The deterministic memory-to-cache mapping used by cache side channel attack causes the leakage of sensitive information such as secret keys, which seriously threatens user security and highlights the need to defend against this kind of attack. Recent table-based secure cache design requires more space to store the entry while a purely encryption-based design needs complex encryption units to ensure robustness. What is more, the newer attack algorithm enabling faster eviction set discovery may still break such defenses. Even though increasing the association of cache can be a potential solution, it introduces too much redundancy cache access and storage overhead. In this paper, we eliminate this problem.

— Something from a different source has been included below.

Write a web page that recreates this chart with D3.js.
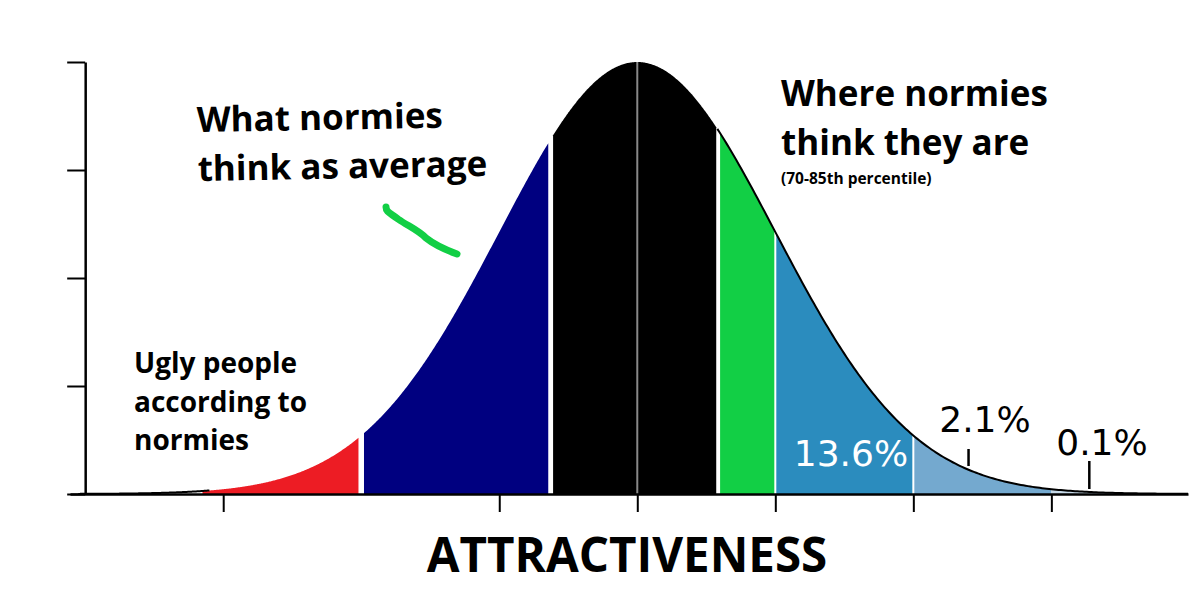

We present Encryption address-based Set Balance Cache (ESBC), a novel cache design to mitigate cache-based side channel attack. ESBC encrypts an address into two-level sets and displaces the data from a primary set into the secondary set when the primary set is full. The two-level mapping structure increases the complexity for attackers to build eviction sets, which is a vital step for the conflict-based attack. Furthermore, we adopt two different optimized variants from a temporal perspective, ESBC with remapping (ESBCR), which serves dynamic-remapping, and spatial perspective, ESBC with multi-mapping (ESBCM), which performs multi-mapping to improve the robustness. Our security analysis reveals that these designs can confuse the exploitation of conflicting addresses. Simulation-based evaluation on SPEC2017 shows 0.24% instruction per cycle (IPC) degradation for ESBCR with 1% remap rate. While the reduction of ESBCM that has five potential secondary sets is 0.69%. What is exciting is that both miss per kilo instructions (MPKI) and miss rates are even reduced because of the efficient cache usage. The storage overhead of these two variants is only 0.87%. By comparing the two schemes, we can observe that though ESBCR brings less performance overhead, the ESBCM has better scalability.